Kathie was active in intramural sports in school, “not very well, but I was pitching in there and doing my share,” she said.

In her high school yearbook, filled with well-wishes from classmates, Kathie is described as having: “Graceful feet dancing to the song in her heart.”

That’s because she had dance training, even dancing in toe shoes. She would also fill in when her dance teacher took dinner breaks during evening ballroom dancing lessons, donning one of the lovely dresses she bought with her babysitting money and demonstrating ballroom steps with the teacher’s husband.

Kathie’s Class of ’56 was the first to graduate from a brand-new high school, a centralized school for Baby Boomers and an influx of students from the surrounding countryside.

“I graduated on Friday night and went to work on Monday morning in an office,” she said.
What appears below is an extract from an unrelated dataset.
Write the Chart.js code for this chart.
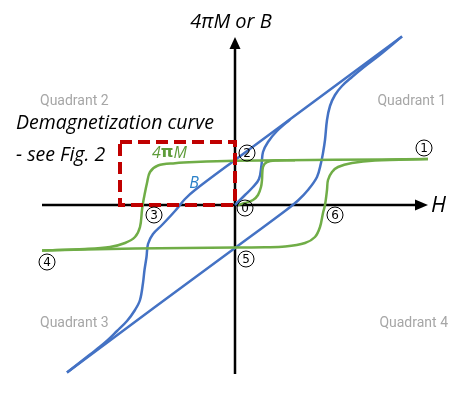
<!DOCTYPE html>
<html><head><meta charset="utf-8">
<script src="https://cdn.jsdelivr.net/npm/chart.js@4/dist/chart.umd.min.js"></script>
<style>html,body{margin:0;padding:0;background:#fff}#wrap{width:471px;height:394px;position:relative}</style>
</head><body><div id="wrap"><canvas id="c"></canvas></div>
<script>
// ---- data (H and 4πM / B, arbitrary units; origin = axis crossing) ----
const greenInitH = [0.3, 1.0, 1.8, 2.3, 2.6, 2.7, 2.8, 3.2, 4.2, 6.0];
const greenInitM = [0.0, 0.2, 0.5, 1.0, 1.8, 2.5, 3.8, 4.3, 4.45, 4.47];

const greenDownH = [19.3, 10, 0, -4, -6, -7.7, -8.5, -8.8, -9.05, -9.2, -9.3, -9.5, -10.0, -11.0, -12.5, -15, -19.3];
const greenDownM = [4.6, 4.52, 4.42, 4.3, 4.18, 3.95, 3.3, 2.2, 1.0, 0.2, -0.5, -2.2, -3.2, -3.8, -4.2, -4.4, -4.55];

const greenUpH = [-19.3, -15, -10, -5, 0, 3, 5, 7, 8, 8.5, 8.8, 9.0, 9.2, 9.3, 9.7, 10.3, 11.7, 14, 19.3];
const greenUpM = [-4.55, -4.45, -4.35, -4.3, -4.25, -4.22, -4.15, -3.8, -3.2, -2.2, -0.8, 0.0, 1.5, 2.5, 3.3, 3.8, 4.2, 4.45, 4.6];

const blueInitH = [0, 1.0, 1.8, 2.4, 2.65, 2.8, 3.3, 4.2, 5.5];
const blueInitB = [0, 1.0, 1.8, 2.6, 4.0, 5.3, 6.3, 7.4, 8.55];

const blueDownH = [16.7, 10, 5, 0, -4, -5, -6, -7.3, -8.2, -8.7, -8.85, -9.05, -9.2, -9.5, -10.0, -10.8, -11.8, -13.0, -14.5, -16.8];
const blueDownB = [16.86, 11.9, 8.2, 4.5, 1.5, 0.6, -0.6, -2.0, -2.9, -3.9, -5.2, -6.5, -7.8, -9.5, -10.5, -11.6, -12.6, -13.75, -14.95, -16.75];

const blueUpH = [-16.8, -8, 0, 5.0, 6.3, 7.3, 8.2, 8.6, 8.8, 9.0, 9.2, 9.5, 10.0, 10.7, 11.7, 12.9, 14.4, 16.7];
const blueUpB = [-16.75, -10.2, -4.3, -0.6, 0.45, 1.5, 2.8, 4.2, 5.2, 6.5, 8.5, 9.9, 11.0, 11.9, 12.8, 13.8, 14.95, 16.86];

// circled point labels
const pointLabels = ['0', '1', '2', '3', '4', '5', '6'];
const pointLabelH = [1.0, 18.9, 1.2, -8.1, -18.8, 1.1, 10.0];
const pointLabelB = [-0.3, 5.7, 5.2, -1.0, -5.7, -5.4, -1.0];

const quadrantLabels = ['Quadrant 1', 'Quadrant 2', 'Quadrant 3', 'Quadrant 4'];

// ---- helpers ----
function pts(xs, ys) { return xs.map((x, i) => ({ x: x, y: ys[i] })); }
const GREEN = '#70AD47', BLUE = '#4472C4';

function line(label, xs, ys, color) {
  return { label: label, data: pts(xs, ys), showLine: true, borderColor: color,
           backgroundColor: color, borderWidth: 2.5, pointRadius: 0, tension: 0.35, fill: false };
}

const overlay = {
  id: 'overlay',
  beforeDatasetsDraw(chart) {
    const ctx = chart.ctx, xs = chart.scales.x, ys = chart.scales.y;
    const x0 = xs.getPixelForValue(0), y0 = ys.getPixelForValue(0);
    ctx.save();
    ctx.strokeStyle = '#000'; ctx.fillStyle = '#000'; ctx.lineWidth = 2.5;
    // H axis
    const xl = xs.getPixelForValue(-19.3), xr = xs.getPixelForValue(19.3);
    ctx.beginPath(); ctx.moveTo(xl, y0); ctx.lineTo(xr - 12, y0); ctx.stroke();
    ctx.beginPath(); ctx.moveTo(xr, y0); ctx.lineTo(xr - 13, y0 - 5.5); ctx.lineTo(xr - 13, y0 + 5.5); ctx.closePath(); ctx.fill();
    // 4πM / B axis
    const yb = ys.getPixelForValue(-16.9), yt = ys.getPixelForValue(16.8);
    ctx.beginPath(); ctx.moveTo(x0, yb); ctx.lineTo(x0, yt + 11); ctx.stroke();
    ctx.beginPath(); ctx.moveTo(x0, yt); ctx.lineTo(x0 - 5.5, yt + 12); ctx.lineTo(x0 + 5.5, yt + 12); ctx.closePath(); ctx.fill();
    ctx.restore();
  },
  afterDatasetsDraw(chart) {
    const ctx = chart.ctx, xs = chart.scales.x, ys = chart.scales.y;
    const px = v => xs.getPixelForValue(v), py = v => ys.getPixelForValue(v);
    ctx.save();
    // red dashed demagnetization box
    ctx.strokeStyle = '#C00000'; ctx.lineWidth = 4; ctx.setLineDash([12, 6]);
    ctx.strokeRect(px(-11.5), py(6.3), px(0) - px(-11.5), py(0) - py(6.3));
    ctx.setLineDash([]);
    // circled labels
    ctx.lineWidth = 1; ctx.strokeStyle = '#000'; ctx.fillStyle = '#000';
    ctx.font = '12px "DejaVu Sans", sans-serif'; ctx.textAlign = 'center'; ctx.textBaseline = 'middle';
    pointLabels.forEach((t, i) => {
      const cx = px(pointLabelH[i]), cy = py(pointLabelB[i]);
      ctx.beginPath(); ctx.arc(cx, cy, 8, 0, Math.PI * 2); ctx.stroke();
      ctx.fillText(t, cx, cy + 0.5);
    });
    // axis titles
    ctx.font = 'italic 20px "Open Sans", sans-serif';
    ctx.fillText('4\u03C0M or B', 231, 22);
    ctx.font = 'italic 22px "Open Sans", sans-serif'; ctx.textAlign = 'left';
    ctx.fillText('H', 431, 206);
    // quadrant labels
    ctx.fillStyle = '#A6A6A6'; ctx.font = '14px Roboto, sans-serif';
    ctx.textAlign = 'right';
    ctx.fillText(quadrantLabels[0], 446, 101);
    ctx.textAlign = 'left';
    ctx.fillText(quadrantLabels[1], 40, 101);
    ctx.fillText(quadrantLabels[2], 40, 323);
    ctx.textAlign = 'right';
    ctx.fillText(quadrantLabels[3], 448, 323);
    // demagnetization note
    ctx.fillStyle = '#000'; ctx.textAlign = 'left';
    ctx.font = 'italic 19.5px "Open Sans", sans-serif';
    ctx.fillText('Demagnetization curve', 16, 123);
    ctx.fillText('- see Fig. 2', 16, 155);
    // curve labels
    ctx.fillStyle = '#5E9C3A';
    let x = 152;
    ctx.font = 'italic 16px "Open Sans", sans-serif'; ctx.fillText('4', x, 153); x += ctx.measureText('4').width;
    ctx.font = 'bold 16px "DejaVu Sans", sans-serif'; ctx.fillText('\u03C0', x, 153); x += ctx.measureText('\u03C0').width;
    ctx.font = 'italic 16px "Open Sans", sans-serif'; ctx.fillText('M', x, 153);
    ctx.fillStyle = '#2A80C8'; ctx.textAlign = 'center';
    ctx.fillText('B', 194, 183);
    ctx.restore();
  }
};

new Chart(document.getElementById('c'), {
  type: 'scatter',
  data: { datasets: [
    line('4πM initial', greenInitH, greenInitM, GREEN),
    line('4πM descending', greenDownH, greenDownM, GREEN),
    line('4πM ascending', greenUpH, greenUpM, GREEN),
    line('B initial', blueInitH, blueInitB, BLUE),
    line('B descending', blueDownH, blueDownB, BLUE),
    line('B ascending', blueUpH, blueUpB, BLUE)
  ] },
  options: {
    responsive: true, maintainAspectRatio: false, animation: false,
    layout: { padding: 0 },
    plugins: { legend: { display: false }, tooltip: { enabled: false } },
    scales: {
      x: { type: 'linear', min: -23.5, max: 23.6, display: false },
      y: { type: 'linear', min: -18.9, max: 20.5, display: false }
    }
  },
  plugins: [overlay]
});
</script>
</body></html>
Adept at shorthand and typing 120 words a minute, she worked in office administration until her children were born. When they were old enough, she returned to work.

Married soon after graduating from high school, Kathie had four children. The family moved to Indiana, Ohio, and Pennsylvania and back to Hamburg.
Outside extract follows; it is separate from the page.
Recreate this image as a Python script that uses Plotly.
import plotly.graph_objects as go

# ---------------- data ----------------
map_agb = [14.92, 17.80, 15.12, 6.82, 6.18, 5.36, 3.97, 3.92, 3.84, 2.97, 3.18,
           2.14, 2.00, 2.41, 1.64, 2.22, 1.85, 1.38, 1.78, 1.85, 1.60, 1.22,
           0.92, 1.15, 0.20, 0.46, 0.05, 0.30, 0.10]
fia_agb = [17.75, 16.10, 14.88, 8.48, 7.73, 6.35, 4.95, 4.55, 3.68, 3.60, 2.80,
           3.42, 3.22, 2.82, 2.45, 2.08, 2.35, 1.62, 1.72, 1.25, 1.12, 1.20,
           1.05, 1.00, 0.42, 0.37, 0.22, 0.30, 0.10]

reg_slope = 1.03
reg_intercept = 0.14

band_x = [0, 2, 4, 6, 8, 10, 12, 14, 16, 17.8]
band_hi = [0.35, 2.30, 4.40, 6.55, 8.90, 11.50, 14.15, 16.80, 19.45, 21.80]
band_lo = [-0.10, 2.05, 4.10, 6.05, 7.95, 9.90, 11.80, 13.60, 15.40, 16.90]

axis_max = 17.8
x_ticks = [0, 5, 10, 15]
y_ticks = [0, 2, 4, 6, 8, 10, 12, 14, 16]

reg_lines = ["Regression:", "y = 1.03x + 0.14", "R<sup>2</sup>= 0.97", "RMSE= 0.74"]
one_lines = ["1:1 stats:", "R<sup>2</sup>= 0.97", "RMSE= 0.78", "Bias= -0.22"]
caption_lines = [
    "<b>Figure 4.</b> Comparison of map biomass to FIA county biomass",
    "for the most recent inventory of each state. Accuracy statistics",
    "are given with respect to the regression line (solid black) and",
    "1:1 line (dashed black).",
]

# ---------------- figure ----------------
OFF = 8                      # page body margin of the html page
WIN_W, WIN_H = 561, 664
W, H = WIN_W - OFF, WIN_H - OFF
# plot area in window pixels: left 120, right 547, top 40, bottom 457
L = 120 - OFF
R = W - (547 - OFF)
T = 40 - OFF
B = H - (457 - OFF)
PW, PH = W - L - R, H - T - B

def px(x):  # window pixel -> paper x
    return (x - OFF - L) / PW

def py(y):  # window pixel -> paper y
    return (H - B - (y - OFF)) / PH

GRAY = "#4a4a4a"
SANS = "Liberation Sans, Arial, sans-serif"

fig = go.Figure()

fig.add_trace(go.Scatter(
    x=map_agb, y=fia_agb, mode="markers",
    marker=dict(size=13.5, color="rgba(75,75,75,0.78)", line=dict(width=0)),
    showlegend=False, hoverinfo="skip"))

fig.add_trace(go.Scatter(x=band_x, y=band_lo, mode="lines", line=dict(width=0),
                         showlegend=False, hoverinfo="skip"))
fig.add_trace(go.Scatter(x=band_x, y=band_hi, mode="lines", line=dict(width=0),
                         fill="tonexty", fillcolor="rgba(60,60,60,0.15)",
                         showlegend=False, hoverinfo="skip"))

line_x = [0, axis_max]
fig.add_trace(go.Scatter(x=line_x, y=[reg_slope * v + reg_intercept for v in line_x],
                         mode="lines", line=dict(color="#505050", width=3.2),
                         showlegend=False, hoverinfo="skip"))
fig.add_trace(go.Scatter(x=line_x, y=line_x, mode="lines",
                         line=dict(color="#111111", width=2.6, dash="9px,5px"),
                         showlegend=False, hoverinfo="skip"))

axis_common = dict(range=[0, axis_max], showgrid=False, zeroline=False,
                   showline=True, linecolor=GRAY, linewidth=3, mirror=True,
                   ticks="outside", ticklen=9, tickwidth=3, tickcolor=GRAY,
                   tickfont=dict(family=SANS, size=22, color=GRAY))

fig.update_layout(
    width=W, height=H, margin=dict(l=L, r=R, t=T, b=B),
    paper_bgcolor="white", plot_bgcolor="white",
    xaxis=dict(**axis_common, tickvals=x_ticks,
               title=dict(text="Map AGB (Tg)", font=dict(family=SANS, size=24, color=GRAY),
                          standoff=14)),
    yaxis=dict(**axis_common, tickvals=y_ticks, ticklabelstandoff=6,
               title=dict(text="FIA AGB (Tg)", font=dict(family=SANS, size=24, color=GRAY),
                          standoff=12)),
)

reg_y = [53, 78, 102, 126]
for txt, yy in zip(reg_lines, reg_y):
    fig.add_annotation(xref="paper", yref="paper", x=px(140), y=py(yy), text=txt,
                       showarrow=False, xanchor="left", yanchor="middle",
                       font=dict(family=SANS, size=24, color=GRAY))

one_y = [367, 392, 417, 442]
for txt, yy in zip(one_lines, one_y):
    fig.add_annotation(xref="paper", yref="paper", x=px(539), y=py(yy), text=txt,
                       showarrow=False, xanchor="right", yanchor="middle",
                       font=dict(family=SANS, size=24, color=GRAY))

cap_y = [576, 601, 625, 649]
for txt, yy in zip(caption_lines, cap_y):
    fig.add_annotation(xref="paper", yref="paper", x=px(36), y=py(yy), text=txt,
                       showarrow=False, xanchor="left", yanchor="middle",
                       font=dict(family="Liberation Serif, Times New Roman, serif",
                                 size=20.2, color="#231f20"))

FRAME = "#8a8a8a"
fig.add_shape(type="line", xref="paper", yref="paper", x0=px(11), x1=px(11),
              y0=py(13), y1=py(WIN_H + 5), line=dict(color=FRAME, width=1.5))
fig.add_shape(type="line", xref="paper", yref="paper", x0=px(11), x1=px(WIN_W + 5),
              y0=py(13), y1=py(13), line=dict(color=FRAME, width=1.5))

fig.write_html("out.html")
When Kathie was in her 40s, she decided it was time to get the college degree she bypassed after high school. She enrolled in the University of Pittsburgh, older than many of her teachers, and earned her bachelor’s degree in information science.

After earning her degree, she returned to work in office administration, “showing up on time and working when I was there.”

“I made a decent living,” she said. “I’ve taken care of myself.”

Kathie’s parents died young – her father at 44, her mother at 67. Both were smokers, but Kathie is not, “and I’m an octogenarian!” she said today.

Her room is filled with the mysteries she likes to read and also with penguins. Her love of penguins started when she was chaperoning her daughter’s Campfire Girls group, and she needed a camp name.

“Knowing where I was raised in Western New York, which had terrible weather, I picked ‘Penguin,’” she said. “Kids will remember a name like that. Somehow or other, the penguins followed me.”

She is happy at Homeland, adding that she likes the food and the mealtime table seatings with only two or three other people.

“If you don’t feel like you’re part of a mob, you can get acquainted with people,” she said. “I’ve been very, very comfortable here.”